Eric F. Wieschaus

Squibb Professor in Molecular Biology, Emeritus; Professor of Molecular Biology and the Lewis-Sigler Institute for Integrative Genomics, Emeritus. Senior Scholar, Molecular Biology.
Nobel Prize Winner (1995)
Office Phone
Guyot Hall, 1


Embryonic development of Drosophila melanogaster


We are interested in the patterning that occurs in the early Drosophila embryo. Most of the gene products used by the embryo at these stages are already present in the unfertilized egg and were produced by maternal transcription during oogenesis. A small number of gene products, however, are supplied by transcription in the embryo itself. We have focused on these "zygotically" active genes because we believe the temporal and spatial pattern of their transcription may provide the triggers controlling the normal sequence of embryonic development.

The earliest requirements for zygotic gene activity become apparent at cellularization. The early cleavage divisions in Drosophila involve nuclear mitoses without intervening cytokinesis. Ultimately, they produce a syncytial blastoderm of 6,000 nuclei. "Cellularization" of these nuclei requires a massive, rapid reorganization of the embryonic cytoskeleton that occurs after the 13th cleavage cycle. This reorganization is blocked by inhibitors of RNA synthesis such as a-amanitin. By screening a collection of chromosomal deletions that span the entire Drosophila genome, we identified those zygotically active loci required at different stages during cellularization. In embryos deficient for three of these genes, the hexagonal arrays of F-actin required to pull plasma membrane down between adjacent nuclei are abnormal, and multiple nuclei are enclosed into single cells. Other loci affect cytoplasmic clearing, membrane synthesis, and the morphology of contractile rings. We have cloned several of these genes and have characterized their role in restructuring the embryonic cytoskeleton. We have also begun analysis of the role of microtubule- based transport in the early embryo, using optical traps and image enhancement to measure forces and kinetic behaviors of individual cellular organelles. Once the embryo has completed cellularization, it begins gastrulation. A ventral furrow and posterior midgut are formed by characteristic changes in cell shape that occur only in the ventral and posterior regions of the embryo. Our analysis has concentrated on genes (folded gastrulation [=fog] and concertina [= cta]) that are required for the process. Using genetic mosaics, we have shown that fog+ expression is required zygotically and only in specific regions of the embryo. Cta expression is required in the maternal germ line, and its RNA is uniform throughout the egg. The surprising homology of the cta gene product to G protein a-subunit argues for cell signaling process coordinating cell shape changes in each invagination.

We are also interested in how complex patterns of cell differentiation are established within epithelial cells at later stage of development. In Drosophila, maintenance of segmental pattern requires interactions between groups of cells that express different "segment polarity" genes.
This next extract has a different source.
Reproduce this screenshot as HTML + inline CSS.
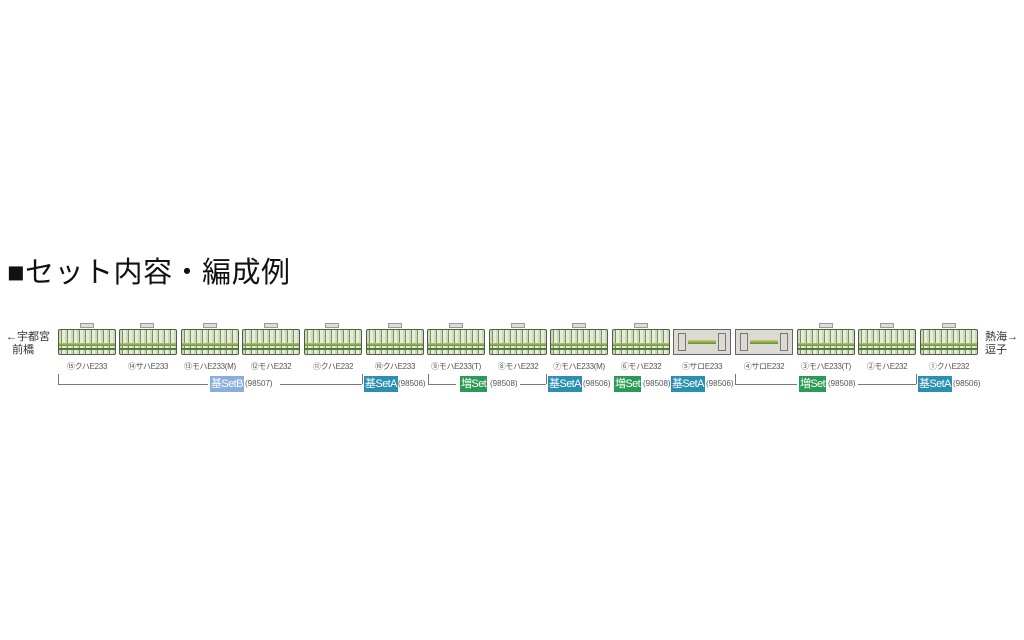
<!DOCTYPE html>
<html><head><meta charset="utf-8"><style>
body{margin:0;width:1024px;height:640px;background:#fff;position:relative;overflow:hidden;font-family:"Liberation Sans","Noto Sans CJK JP",sans-serif;}
.a{position:absolute;white-space:nowrap;}
.car{position:absolute;top:329px;width:58px;height:26px;border:1.5px solid #4a6040;box-sizing:border-box;border-radius:2px;
 background:repeating-linear-gradient(90deg,#cfd8be 0 2px,#6f9a55 2px 3px,#e6ebdc 3px 6px);}
.car::after{content:"";position:absolute;left:0;right:0;top:13px;height:3px;background:linear-gradient(#d9b070,#4da035);}
.car::before{content:"";position:absolute;left:0;right:0;top:18px;height:2px;background:#4f7a3a;}
.gr{position:absolute;top:329px;width:58px;height:26px;border:1.5px solid #666;box-sizing:border-box;background:#dcdad2;}
.gr i{position:absolute;left:14px;right:14px;top:10px;height:4px;background:linear-gradient(#e8c070,#3aa030);}
.gr b{position:absolute;top:3px;bottom:3px;width:6px;border:1px solid #777;}
.lb{position:absolute;top:361px;font-size:8px;color:#555;width:62px;text-align:center;white-space:nowrap;letter-spacing:-0.3px;}
.tag{position:absolute;top:376px;height:16px;line-height:16px;font-size:11px;color:#fff;padding:0 1px;letter-spacing:-0.6px;white-space:nowrap;}
.ta{background:#2a8fb0;}.tz{background:#2a9a55;}.tb{background:#8aaedc;}
.num{position:absolute;top:379px;font-size:8px;color:#555;white-space:nowrap;}
.ln{position:absolute;border-bottom:1px solid #777;height:0;}
.vt{position:absolute;border-left:1px solid #777;width:0;}
.pan{position:absolute;top:323px;width:14px;height:5px;background:#ddd;border:1px solid #999;box-sizing:border-box;}
</style></head><body>
<div class="a" style="left:7px;top:249px;font-size:29px;color:#111;letter-spacing:0.5px;">■セット内容・編成例</div>
<div class="a" style="left:6px;top:331px;font-size:11px;color:#333;line-height:13px;">←宇都宮<br>&nbsp;&nbsp;前橋</div>
<div class="a" style="left:985px;top:331px;font-size:11px;color:#333;line-height:13px;">熱海→<br>逗子</div>

<div class="car" style="left:58px"></div>
<div class="car" style="left:119px"></div>
<div class="car" style="left:181px"></div>
<div class="car" style="left:242px"></div>
<div class="car" style="left:304px"></div>
<div class="car" style="left:366px"></div>
<div class="car" style="left:427px"></div>
<div class="car" style="left:489px"></div>
<div class="car" style="left:550px"></div>
<div class="car" style="left:612px"></div>
<div class="gr" style="left:673px"><b style="left:4px"></b><b style="right:4px"></b><i></i></div>
<div class="gr" style="left:735px"><b style="left:4px"></b><b style="right:4px"></b><i></i></div>
<div class="car" style="left:797px"></div>
<div class="car" style="left:858px"></div>
<div class="car" style="left:920px"></div>
<div class="pan" style="left:80px"></div><div class="pan" style="left:140px"></div><div class="pan" style="left:203px"></div>
<div class="pan" style="left:264px"></div><div class="pan" style="left:325px"></div><div class="pan" style="left:388px"></div>
<div class="pan" style="left:449px"></div><div class="pan" style="left:511px"></div><div class="pan" style="left:572px"></div>
<div class="pan" style="left:634px"></div><div class="pan" style="left:819px"></div><div class="pan" style="left:880px"></div><div class="pan" style="left:942px"></div>

<div class="lb" style="left:56px">⑮クハE233</div>
<div class="lb" style="left:117px">⑭サハE233</div>
<div class="lb" style="left:179px">⑬モハE233(M)</div>
<div class="lb" style="left:240px">⑫モハE232</div>
<div class="lb" style="left:302px">⑪クハE232</div>
<div class="lb" style="left:364px">⑩クハE233</div>
<div class="lb" style="left:425px">⑨モハE233(T)</div>
<div class="lb" style="left:487px">⑧モハE232</div>
<div class="lb" style="left:548px">⑦モハE233(M)</div>
<div class="lb" style="left:610px">⑥モハE232</div>
<div class="lb" style="left:671px">⑤サロE233</div>
<div class="lb" style="left:733px">④サロE232</div>
<div class="lb" style="left:795px">③モハE233(T)</div>
<div class="lb" style="left:856px">②モハE232</div>
<div class="lb" style="left:918px">①クハE232</div>

<div class="vt" style="left:58px;top:374px;height:10px"></div>
<div class="ln" style="left:58px;top:384px;width:150px"></div>
<div class="ln" style="left:280px;top:384px;width:82px"></div>
<div class="vt" style="left:362px;top:374px;height:10px"></div>
<div class="tag tb" style="left:210px">基SetB</div><div class="num" style="left:245px">(98507)</div>

<div class="tag ta" style="left:364px">基SetA</div><div class="num" style="left:398px">(98506)</div>
<div class="vt" style="left:428px;top:374px;height:10px"></div>
<div class="ln" style="left:428px;top:384px;width:28px"></div>
<div class="tag tz" style="left:460px">増Set</div><div class="num" style="left:490px">(98508)</div>
<div class="ln" style="left:520px;top:384px;width:26px"></div>
<div class="vt" style="left:546px;top:374px;height:10px"></div>
<div class="tag ta" style="left:548px">基SetA</div><div class="num" style="left:583px">(98506)</div>
<div class="tag tz" style="left:614px">増Set</div><div class="num" style="left:643px">(98508)</div>
<div class="tag ta" style="left:671px">基SetA</div><div class="num" style="left:706px">(98506)</div>
<div class="vt" style="left:735px;top:374px;height:10px"></div>
<div class="ln" style="left:735px;top:384px;width:62px"></div>
<div class="tag tz" style="left:799px">増Set</div><div class="num" style="left:828px">(98508)</div>
<div class="ln" style="left:858px;top:384px;width:58px"></div>
<div class="vt" style="left:916px;top:374px;height:10px"></div>
<div class="tag ta" style="left:918px">基SetA</div><div class="num" style="left:953px">(98506)</div>
</body></html>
Our work has shown that changes in Armadillo protein levels are among the earliest responses to the intracellular signals that control patterning. Armadillo encodes the Drosophila homologue of §-catinin, a major component of vertebrate adhesive junctions. The proteins that regulate its expression in Drosophila are homologues of vertebrate proteins (Wnt-1, APC) that have been implicated in many forms of human cancer. We are using a variety of molecular and genetic strategies in Drosophila to determine how these genes interact with Armadillo to produce changes in cell morphology and behavior.


In the late 1970s, Eric Wieschaus and Christiane Nüsslein-Volhard carried out large-scale mutagenesis screens to identify genes controlling embryonic development in Drosophila. In contrast to previous genetic analyses, these screens were designed for genomic saturation, i. e.; identifying key components in all pathways govern gross morphology, patterning and differentiation. These experiments established a basic “tool box” of maternal factors and signaling pathways that operate in the Drosophila embryo and are in fact conserved with remarkable fidelity in all multicellular organisms.   Mutations in the associated genes account for a significant fraction of inherited birth defects in humans and play a major role in cancer.   Wieschaus and collaborators then went on to elucidate basic features of the Wnt pathway, showing for example, that Wnt signaling modulates levels and nuclear localization of beta-catenin (=Armadillo) and investigating the role of GSK3b and APC in that process.   More recent work has focused on the cell biological mechanisms that control cell shape change and movement during gastrulation, and on quantitative biophysical measurements of morphogen gradients during early development. Wieschaus is a HHMI investigator, a member of the National Academy of Sciences (USA), a foreign member of the Max Planck Society, and the 1995 Nobel Laureate for Medicine.